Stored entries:
══════════════════════════════
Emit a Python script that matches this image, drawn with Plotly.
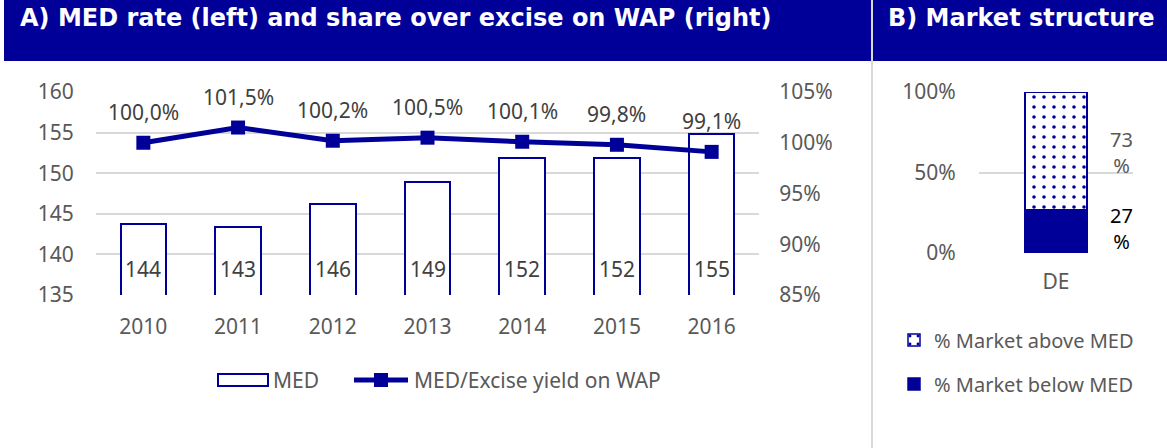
import plotly.graph_objects as go

years = ["2010", "2011", "2012", "2013", "2014", "2015", "2016"]
med = [143.7, 143.4, 146.2, 148.95, 151.9, 151.9, 154.8]
med_labels = ["144", "143", "146", "149", "152", "152", "155"]
ratio = [1.000, 1.015, 1.002, 1.005, 1.001, 0.998, 0.991]
ratio_labels = ["100,0%", "101,5%", "100,2%", "100,5%", "100,1%", "99,8%", "99,1%"]

countries = ["DE"]
above = [0.73]
below = [0.27]
above_labels = ["73<br>%"]
below_labels = ["27<br>%"]

BLUE = "#000099"
GRID = "#d9d9d9"
TXT = "#595959"
FONT = "Noto Sans"
W, H = 1167, 448

def px_x(v):
    return v / W

def px_y(v):
    return 1 - v / H

fig = go.Figure()

fig.add_trace(go.Bar(
    x=years, y=med, name="MED", width=0.48,
    marker=dict(color="white", line=dict(color=BLUE, width=2)),
    xaxis="x", yaxis="y", showlegend=False,
))
fig.add_trace(go.Scatter(
    x=years, y=ratio, name="MED/Excise yield on WAP", mode="lines+markers",
    line=dict(color=BLUE, width=5),
    marker=dict(symbol="square", size=14, color=BLUE),
    xaxis="x", yaxis="y2", showlegend=False,
))

fig.add_trace(go.Bar(
    x=countries, y=below, name="% Market below MED", width=0.4,
    marker=dict(color=BLUE, line=dict(color=BLUE, width=1.5)),
    xaxis="x3", yaxis="y3", legend="legend2", legendgroup="b", legendrank=2,
))
fig.add_trace(go.Bar(
    x=countries, y=above, name="% Market above MED", width=0.4,
    marker=dict(color="white", line=dict(color=BLUE, width=1.5),
                pattern=dict(shape=".", fgcolor=BLUE, bgcolor="white", size=10, solidity=0.1)),
    xaxis="x3", yaxis="y3", legend="legend2", legendgroup="a", legendrank=1,
))

lab_font = dict(family=FONT, size=21, color="#404040")
annotations = []
for i, lab in enumerate(med_labels):
    annotations.append(dict(x=i, y=135, xref="x", yref="y", text=lab, showarrow=False,
                            yanchor="bottom", yshift=10, font=lab_font))
for i, (r, lab) in enumerate(zip(ratio, ratio_labels)):
    annotations.append(dict(x=i, y=r, xref="x", yref="y2", text=lab, showarrow=False,
                            yanchor="bottom", yshift=15, font=lab_font))
for i, (b, a, bl, al) in enumerate(zip(below, above, below_labels, above_labels)):
    annotations.append(dict(x=i, y=b + a / 2, xref="x3", yref="y3", text=al, showarrow=False,
                            xshift=65, align="center", yshift=-2,
                            font=dict(family=FONT, size=20, color=TXT)))
    annotations.append(dict(x=i, y=b / 2, xref="x3", yref="y3", text=bl, showarrow=False,
                            xshift=65, align="center", yshift=3,
                            font=dict(family=FONT, size=20, color="black")))

annotations.append(dict(x=px_x(18), y=px_y(18), xref="paper", yref="paper", xanchor="left", yanchor="middle",
                        text="<b>A) MED rate (left) and share over excise on WAP (right)</b>", showarrow=False,
                        font=dict(family="DejaVu Sans", size=24, color="white")))
annotations.append(dict(x=px_x(886), y=px_y(18), xref="paper", yref="paper", xanchor="left", yanchor="middle",
                        text="<b>B) Market structure</b>", showarrow=False,
                        font=dict(family="DejaVu Sans", size=24, color="white")))

# manual legend for panel A
leg_font = dict(family=FONT, size=21, color=TXT)
annotations.append(dict(x=px_x(271), y=px_y(380), xref="paper", yref="paper", xanchor="left", yanchor="middle",
                        text="MED", showarrow=False, font=leg_font))
annotations.append(dict(x=px_x(412), y=px_y(380), xref="paper", yref="paper", xanchor="left", yanchor="middle",
                        text="MED/Excise yield on WAP", showarrow=False, font=leg_font))

shapes = [
    dict(type="rect", xref="paper", yref="paper", x0=px_x(4), x1=px_x(871), y0=px_y(61), y1=1,
         fillcolor=BLUE, line=dict(width=0), layer="below"),
    dict(type="rect", xref="paper", yref="paper", x0=px_x(873), x1=1, y0=px_y(61), y1=1,
         fillcolor=BLUE, line=dict(width=0), layer="below"),
    dict(type="line", xref="paper", yref="paper", x0=px_x(872), x1=px_x(872), y0=0, y1=1,
         line=dict(color=GRID, width=2)),
    dict(type="rect", xref="paper", yref="paper", x0=px_x(218), x1=px_x(268), y0=px_y(386), y1=px_y(374),
         fillcolor="white", line=dict(color=BLUE, width=2)),
    dict(type="line", xref="paper", yref="paper", x0=px_x(354), x1=px_x(408), y0=px_y(380), y1=px_y(380),
         line=dict(color=BLUE, width=5)),
    dict(type="rect", xref="paper", yref="paper", x0=px_x(374), x1=px_x(388), y0=px_y(387), y1=px_y(373),
         fillcolor=BLUE, line=dict(width=0)),
]

tickfont = dict(family=FONT, size=21, color=TXT)

fig.update_layout(
    template="none",
    width=W, height=H,
    autosize=False,
    margin=dict(l=0, r=0, t=0, b=0, pad=0),
    paper_bgcolor="white", plot_bgcolor="white",
    barmode="stack",
    showlegend=True,
    xaxis=dict(domain=[px_x(96), px_x(759)], type="category", range=[-0.5, len(years) - 0.5],
               tickfont=tickfont, showgrid=False, showline=False, zeroline=False, ticks="outside",
               ticklen=13, tickcolor="rgba(0,0,0,0)", anchor="y", automargin=False),
    yaxis=dict(domain=[px_y(295), px_y(92)], range=[135, 160], dtick=5, tickfont=tickfont,
               showgrid=True, gridcolor=GRID, gridwidth=1.5, zeroline=False, showline=False, ticks="outside",
               ticklen=17, tickcolor="rgba(0,0,0,0)", anchor="x", automargin=False),
    yaxis2=dict(overlaying="y", side="right", range=[0.85, 1.05], dtick=0.05, tickformat=".0%",
                tickfont=tickfont, showgrid=False, zeroline=False, showline=False, anchor="x",
                ticks="outside", ticklen=15, tickcolor="rgba(0,0,0,0)", automargin=False),
    xaxis3=dict(domain=[px_x(979), px_x(1133)], type="category", range=[-0.5, len(countries) - 0.5],
                tickfont=tickfont, showgrid=False, showline=False, zeroline=False, ticks="outside",
                ticklen=10, tickcolor="rgba(0,0,0,0)", anchor="y3", automargin=False),
    yaxis3=dict(domain=[px_y(253), px_y(92)], range=[0, 1], dtick=0.5, tickformat=".0%",
                tickfont=tickfont, showgrid=True, gridcolor=GRID, gridwidth=1.5, zeroline=False,
                showline=False, ticks="outside", ticklen=18, tickcolor="rgba(0,0,0,0)", anchor="x3",
                automargin=False),
    legend2=dict(orientation="v", x=px_x(894), y=px_y(362), xanchor="left", yanchor="middle",
                 font=dict(family=FONT, size=20, color=TXT), traceorder="grouped",
                 tracegroupgap=15, itemwidth=30, bgcolor="rgba(0,0,0,0)"),
    annotations=annotations,
    shapes=shapes,
)

fig.write_html("out.html", config={"displayModeBar": False},
               post_script="document.body.style.margin='0';")
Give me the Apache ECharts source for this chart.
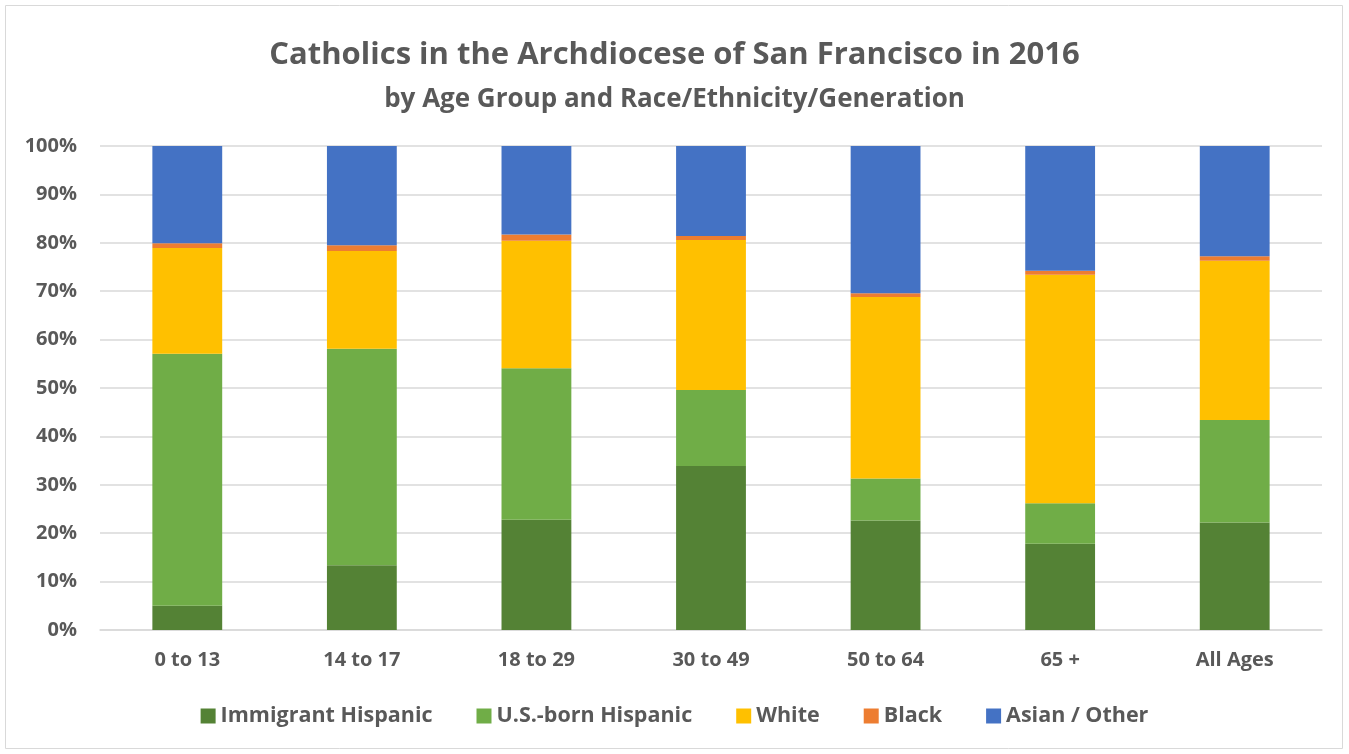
<!DOCTYPE html>
<html><head><meta charset="utf-8">
<script src="https://cdn.jsdelivr.net/npm/echarts@6/dist/echarts.min.js"></script>
<style>html,body{margin:0;padding:0;background:#fff}#c{width:1349px;height:754px}</style>
</head><body><div id="c"></div>
<script>
const categories = ['0 to 13','14 to 17','18 to 29','30 to 49','50 to 64','65 +','All Ages'];
const immigrantHispanic = [5.0, 13.4, 22.8, 33.9, 22.6, 17.8, 22.2];
const usBornHispanic   = [52.1, 44.7, 31.3, 15.7, 8.7, 8.4, 21.2];
const white            = [21.8, 20.2, 26.3, 31.0, 37.5, 47.2, 32.9];
const black            = [1.0, 1.2, 1.3, 0.8, 0.8, 0.8, 0.9];
const asianOther       = [20.1, 20.5, 18.3, 18.6, 30.4, 25.8, 22.8];
const seriesNames = ['Immigrant Hispanic','U.S.-born Hispanic','White','Black','Asian / Other'];
const seriesData = [immigrantHispanic, usBornHispanic, white, black, asianOther];
const colors = ['#548235','#70AD47','#FFC000','#ED7D31','#4472C4'];
const FONT = 'Open Sans';
const chart = echarts.init(document.getElementById('c'));
chart.setOption({
  animation:false,
  textStyle:{fontFamily:FONT},
  graphic:[{type:'rect',shape:{x:5.5,y:5.5,width:1337,height:743},style:{fill:'none',stroke:'#d9d9d9',lineWidth:1}}],
  title:{
    text:'Catholics in the Archdiocese of San Francisco in 2016',
    subtext:'by Age Group and Race/Ethnicity/Generation',
    left:'center', top:35, itemGap:16,
    textStyle:{fontFamily:FONT,fontSize:31,fontWeight:'bold',color:'#595959'},
    subtextStyle:{fontFamily:FONT,fontSize:26,fontWeight:'bold',color:'#595959'}
  },
  legend:{
    bottom:22, left:'center', itemWidth:15, itemHeight:15, itemGap:44,
    icon:'rect',
    textStyle:{fontFamily:FONT,fontSize:21.5,color:'#595959',fontWeight:'bold'},
    data:seriesNames
  },
  grid:{left:100,right:27,top:146,bottom:124,containLabel:false},
  xAxis:{
    type:'category', data:categories,
    axisTick:{show:false},
    axisLine:{lineStyle:{color:'#d9d9d9',width:1.5}},
    axisLabel:{fontFamily:FONT,fontSize:20,fontWeight:'bold',color:'#595959',margin:20}
  },
  yAxis:{
    type:'value', min:0, max:100, interval:10,
    axisLabel:{formatter:'{value}%',fontFamily:FONT,fontSize:20,fontWeight:'bold',color:'#595959',margin:23},
    axisLine:{show:false}, axisTick:{show:false},
    splitLine:{lineStyle:{color:'#d9d9d9',width:1.5}}
  },
  series: seriesData.map((d,i)=>({
    name:seriesNames[i], type:'bar', stack:'total', data:d, barWidth:'40%',
    itemStyle:{color:colors[i]}
  }))
});
</script></body></html>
══════════════════════════════
## Exercise directions
Repeat word for word the lines above, from the first entry through the line containing "fig = go.Figure()", with both ends kept and the pictures dropped.

## Reply to the exercise
Emit a Python script that matches this image, drawn with Plotly.
import plotly.graph_objects as go

years = ["2010", "2011", "2012", "2013", "2014", "2015", "2016"]
med = [143.7, 143.4, 146.2, 148.95, 151.9, 151.9, 154.8]
med_labels = ["144", "143", "146", "149", "152", "152", "155"]
ratio = [1.000, 1.015, 1.002, 1.005, 1.001, 0.998, 0.991]
ratio_labels = ["100,0%", "101,5%", "100,2%", "100,5%", "100,1%", "99,8%", "99,1%"]

countries = ["DE"]
above = [0.73]
below = [0.27]
above_labels = ["73<br>%"]
below_labels = ["27<br>%"]

BLUE = "#000099"
GRID = "#d9d9d9"
TXT = "#595959"
FONT = "Noto Sans"
W, H = 1167, 448

def px_x(v):
    return v / W

def px_y(v):
    return 1 - v / H

fig = go.Figure()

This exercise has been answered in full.